◆ **SUPPLIED MATERIAL**

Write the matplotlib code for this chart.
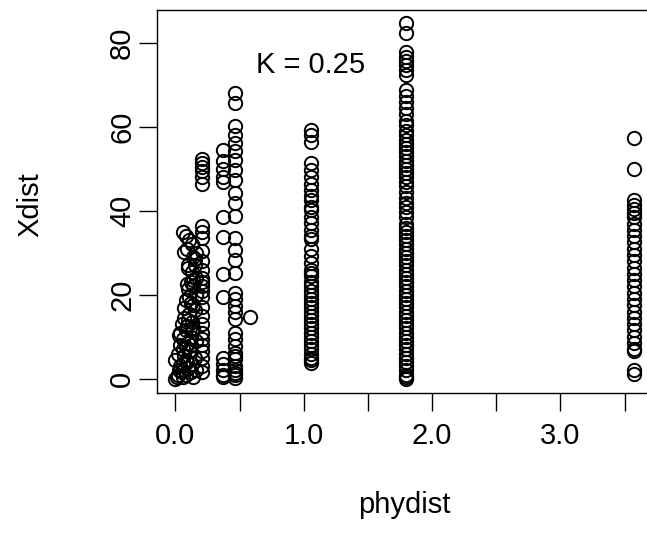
import matplotlib
matplotlib.use("Agg")
import matplotlib.pyplot as plt

plt.rcParams['font.family'] = ['Liberation Sans', 'DejaVu Sans']

# left cluster, phydist 0 - 0.17
x_near = [0.00, 0.01, 0.02, 0.00, 0.03, 0.05, 0.04, 0.06, 0.08, 0.10, 0.12, 0.14,
          0.02, 0.04, 0.07, 0.09, 0.11, 0.13, 0.15, 0.16, 0.03, 0.06, 0.08, 0.10,
          0.12, 0.14, 0.16, 0.05, 0.07, 0.09, 0.11, 0.13, 0.15, 0.04, 0.06, 0.08,
          0.12, 0.14, 0.16, 0.10, 0.12, 0.14, 0.16, 0.09, 0.11, 0.13, 0.15, 0.08,
          0.10, 0.14, 0.07, 0.09, 0.11, 0.16, 0.13, 0.15, 0.06, 0.08, 0.10, 0.14,
          0.07, 0.10, 0.13, 0.08, 0.06, 0.12]
y_near = [0.0, 0.5, 1.0, 4.5, 2.0, 1.5, 3.0, 0.5, 1.0, 2.5, 1.5, 0.5,
          6.0, 8.0, 5.5, 4.0, 6.5, 3.5, 5.0, 2.0, 10.5, 9.5, 11.5, 8.5,
          10.0, 12.0, 9.0, 13.0, 14.5, 12.5, 15.5, 13.5, 16.5, 11.0, 7.0, 7.5,
          18.0, 17.5, 20.0, 21.5, 23.0, 22.0, 24.0, 22.5, 19.5, 25.5, 27.0, 18.8,
          26.5, 29.0, 30.3, 31.0, 33.0, 30.0, 32.0, 28.5, 35.0, 34.0, 27.1, 23.5,
          16.9, 14.0, 11.5, 4.5, 3.5, 8.0]

# column at phydist ~0.21
x_a = 0.21
y_a = [52.5, 51.5, 50.5, 49.5, 48.0, 46.5, 36.5, 35.0, 33.5, 30.5, 28.0, 26.0,
       24.0, 23.0, 22.0, 21.0, 19.5, 17.0, 15.0, 13.0, 11.0, 9.5, 8.0, 6.5,
       5.0, 3.0, 1.5]

# column at phydist ~0.37
x_b = 0.37
y_b = [54.5, 52.0, 50.0, 48.0, 47.0, 38.6, 33.9, 25.0, 19.5, 5.0, 3.5, 2.0, 1.0, 0.3]

# column at phydist ~0.47
x_c = 0.466
y_c = [68.0, 65.7, 60.2, 58.2, 56.2, 54.2, 52.2, 49.8, 47.4, 44.3, 41.9, 38.8,
       33.6, 30.8, 28.4, 25.3, 20.5, 18.9, 17.3, 15.8, 14.2, 11.0, 9.4, 7.8,
       6.2, 4.6, 3.0, 1.4, 0.2, 5.5, 2.2, 0.8]

# single point
x_d, y_d = 0.58, 14.8

# column at phydist ~1.06
x_e = 1.057
y_e = [59.2, 58.0, 56.5, 51.4, 49.8, 48.2, 46.5, 45.1, 43.5, 42.7, 41.0, 40.3,
       38.5, 37.1, 35.5, 34.0, 33.2, 31.0, 29.2, 27.6, 26.0, 25.3, 24.5, 23.0,
       22.1, 21.0, 20.0, 19.0, 18.0, 17.0, 16.0, 15.0, 14.0, 13.0, 12.0, 11.0,
       10.0, 9.0, 8.0, 7.0, 6.0, 5.0, 4.5, 3.8]

# column at phydist ~1.80
x_f = 1.80
y_f = [84.7, 82.5, 77.8, 76.8, 75.8, 74.8, 73.5, 72.4, 68.8, 67.5, 66.0, 64.5,
       63.0, 61.5, 60.5, 59.0, 58.0, 57.0, 56.0, 55.0, 54.0, 53.0, 52.0, 51.0,
       50.0, 49.0, 48.0, 47.0, 46.0, 44.5, 43.0, 42.0, 41.0, 39.8, 38.5, 37.0,
       36.0, 35.0, 34.0, 33.0, 32.0, 31.0, 30.0, 29.0, 28.0, 27.0, 26.0, 25.0,
       24.0, 23.0, 22.0, 21.0, 20.0, 19.0, 18.0, 17.0, 16.0, 15.0, 14.0, 13.0,
       12.0, 11.0, 10.0, 9.0, 8.0, 7.0, 6.0, 5.0, 4.0, 3.0, 2.0, 1.0, 0.5, 0.0]

# column at phydist ~3.57
x_g = 3.57
y_g = [57.5, 50.0, 42.6, 41.5, 40.5, 39.5, 38.5, 37.0, 35.5, 34.0, 32.5, 31.0,
       29.5, 28.0, 26.5, 25.0, 23.5, 22.0, 20.5, 19.0, 17.5, 16.0, 14.5, 13.0,
       11.5, 10.0, 8.5, 7.0, 6.5, 2.1, 1.2]

x_ticks = [0.0, 0.5, 1.0, 1.5, 2.0, 2.5, 3.0, 3.5]
x_labels = ["0.0", "", "1.0", "", "2.0", "", "3.0", ""]
y_ticks = [0, 20, 40, 60, 80]

xs = x_near + [x_a] * len(y_a) + [x_b] * len(y_b) + [x_c] * len(y_c) + [x_d] \
    + [x_e] * len(y_e) + [x_f] * len(y_f) + [x_g] * len(y_g)
ys = y_near + y_a + y_b + y_c + [y_d] + y_e + y_f + y_g

fig = plt.figure(figsize=(6.47, 5.49), dpi=100)
W, H = 647, 549
ax = fig.add_axes([157 / W, (H - 393) / H, (652 - 157) / W, (393 - 10) / H])

ax.plot(xs, ys, 'o', mfc='none', mec='black', ms=9.6, mew=1.4, clip_on=False)

ax.set_xlim(-0.143, 3.713)
ax.set_ylim(-3.4, 87.9)
ax.set_xticks(x_ticks)
ax.set_xticklabels(x_labels)
ax.set_yticks(y_ticks)
ax.set_yticklabels([str(v) for v in y_ticks], rotation=90, va='center')
ax.tick_params(axis='both', length=13, width=1.0, labelsize=21)
ax.tick_params(axis='x', pad=8)
ax.tick_params(axis='y', pad=2)
for s in ax.spines.values():
    s.set_linewidth(1.0)

ax.text(1.05, 74.8, "K = 0.25", fontsize=21, ha='center', va='center')

fig.text(404.5 / W, (H - 505) / H, "phydist", fontsize=21, ha='center', va='center')
fig.text(30 / W, (H - 205) / H, "Xdist", fontsize=21, ha='center', va='center',
         rotation=90)

fig.savefig("out.png", dpi=100)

◆ **STATED GOAL**
Keep the pictures out of the copy and return the rest of the data above exactly.

◆ **SOLUTION TO THIS PROBLEM**
Write the matplotlib code for this chart.
import matplotlib
matplotlib.use("Agg")
import matplotlib.pyplot as plt

plt.rcParams['font.family'] = ['Liberation Sans', 'DejaVu Sans']

# left cluster, phydist 0 - 0.17
x_near = [0.00, 0.01, 0.02, 0.00, 0.03, 0.05, 0.04, 0.06, 0.08, 0.10, 0.12, 0.14,
          0.02, 0.04, 0.07, 0.09, 0.11, 0.13, 0.15, 0.16, 0.03, 0.06, 0.08, 0.10,
          0.12, 0.14, 0.16, 0.05, 0.07, 0.09, 0.11, 0.13, 0.15, 0.04, 0.06, 0.08,
          0.12, 0.14, 0.16, 0.10, 0.12, 0.14, 0.16, 0.09, 0.11, 0.13, 0.15, 0.08,
          0.10, 0.14, 0.07, 0.09, 0.11, 0.16, 0.13, 0.15, 0.06, 0.08, 0.10, 0.14,
          0.07, 0.10, 0.13, 0.08, 0.06, 0.12]
y_near = [0.0, 0.5, 1.0, 4.5, 2.0, 1.5, 3.0, 0.5, 1.0, 2.5, 1.5, 0.5,
          6.0, 8.0, 5.5, 4.0, 6.5, 3.5, 5.0, 2.0, 10.5, 9.5, 11.5, 8.5,
          10.0, 12.0, 9.0, 13.0, 14.5, 12.5, 15.5, 13.5, 16.5, 11.0, 7.0, 7.5,
          18.0, 17.5, 20.0, 21.5, 23.0, 22.0, 24.0, 22.5, 19.5, 25.5, 27.0, 18.8,
          26.5, 29.0, 30.3, 31.0, 33.0, 30.0, 32.0, 28.5, 35.0, 34.0, 27.1, 23.5,
          16.9, 14.0, 11.5, 4.5, 3.5, 8.0]

# column at phydist ~0.21
x_a = 0.21
y_a = [52.5, 51.5, 50.5, 49.5, 48.0, 46.5, 36.5, 35.0, 33.5, 30.5, 28.0, 26.0,
       24.0, 23.0, 22.0, 21.0, 19.5, 17.0, 15.0, 13.0, 11.0, 9.5, 8.0, 6.5,
       5.0, 3.0, 1.5]

# column at phydist ~0.37
x_b = 0.37
y_b = [54.5, 52.0, 50.0, 48.0, 47.0, 38.6, 33.9, 25.0, 19.5, 5.0, 3.5, 2.0, 1.0, 0.3]

# column at phydist ~0.47
x_c = 0.466
y_c = [68.0, 65.7, 60.2, 58.2, 56.2, 54.2, 52.2, 49.8, 47.4, 44.3, 41.9, 38.8,
       33.6, 30.8, 28.4, 25.3, 20.5, 18.9, 17.3, 15.8, 14.2, 11.0, 9.4, 7.8,
       6.2, 4.6, 3.0, 1.4, 0.2, 5.5, 2.2, 0.8]

# single point
x_d, y_d = 0.58, 14.8

# column at phydist ~1.06
x_e = 1.057
y_e = [59.2, 58.0, 56.5, 51.4, 49.8, 48.2, 46.5, 45.1, 43.5, 42.7, 41.0, 40.3,
       38.5, 37.1, 35.5, 34.0, 33.2, 31.0, 29.2, 27.6, 26.0, 25.3, 24.5, 23.0,
       22.1, 21.0, 20.0, 19.0, 18.0, 17.0, 16.0, 15.0, 14.0, 13.0, 12.0, 11.0,
       10.0, 9.0, 8.0, 7.0, 6.0, 5.0, 4.5, 3.8]

# column at phydist ~1.80
x_f = 1.80
y_f = [84.7, 82.5, 77.8, 76.8, 75.8, 74.8, 73.5, 72.4, 68.8, 67.5, 66.0, 64.5,
       63.0, 61.5, 60.5, 59.0, 58.0, 57.0, 56.0, 55.0, 54.0, 53.0, 52.0, 51.0,
       50.0, 49.0, 48.0, 47.0, 46.0, 44.5, 43.0, 42.0, 41.0, 39.8, 38.5, 37.0,
       36.0, 35.0, 34.0, 33.0, 32.0, 31.0, 30.0, 29.0, 28.0, 27.0, 26.0, 25.0,
       24.0, 23.0, 22.0, 21.0, 20.0, 19.0, 18.0, 17.0, 16.0, 15.0, 14.0, 13.0,
       12.0, 11.0, 10.0, 9.0, 8.0, 7.0, 6.0, 5.0, 4.0, 3.0, 2.0, 1.0, 0.5, 0.0]

# column at phydist ~3.57
x_g = 3.57
y_g = [57.5, 50.0, 42.6, 41.5, 40.5, 39.5, 38.5, 37.0, 35.5, 34.0, 32.5, 31.0,
       29.5, 28.0, 26.5, 25.0, 23.5, 22.0, 20.5, 19.0, 17.5, 16.0, 14.5, 13.0,
       11.5, 10.0, 8.5, 7.0, 6.5, 2.1, 1.2]

x_ticks = [0.0, 0.5, 1.0, 1.5, 2.0, 2.5, 3.0, 3.5]
x_labels = ["0.0", "", "1.0", "", "2.0", "", "3.0", ""]
y_ticks = [0, 20, 40, 60, 80]

xs = x_near + [x_a] * len(y_a) + [x_b] * len(y_b) + [x_c] * len(y_c) + [x_d] \
    + [x_e] * len(y_e) + [x_f] * len(y_f) + [x_g] * len(y_g)
ys = y_near + y_a + y_b + y_c + [y_d] + y_e + y_f + y_g

fig = plt.figure(figsize=(6.47, 5.49), dpi=100)
W, H = 647, 549
ax = fig.add_axes([157 / W, (H - 393) / H, (652 - 157) / W, (393 - 10) / H])

ax.plot(xs, ys, 'o', mfc='none', mec='black', ms=9.6, mew=1.4, clip_on=False)

ax.set_xlim(-0.143, 3.713)
ax.set_ylim(-3.4, 87.9)
ax.set_xticks(x_ticks)
ax.set_xticklabels(x_labels)
ax.set_yticks(y_ticks)
ax.set_yticklabels([str(v) for v in y_ticks], rotation=90, va='center')
ax.tick_params(axis='both', length=13, width=1.0, labelsize=21)
ax.tick_params(axis='x', pad=8)
ax.tick_params(axis='y', pad=2)
for s in ax.spines.values():
    s.set_linewidth(1.0)

ax.text(1.05, 74.8, "K = 0.25", fontsize=21, ha='center', va='center')

fig.text(404.5 / W, (H - 505) / H, "phydist", fontsize=21, ha='center', va='center')
fig.text(30 / W, (H - 205) / H, "Xdist", fontsize=21, ha='center', va='center',
         rotation=90)

fig.savefig("out.png", dpi=100)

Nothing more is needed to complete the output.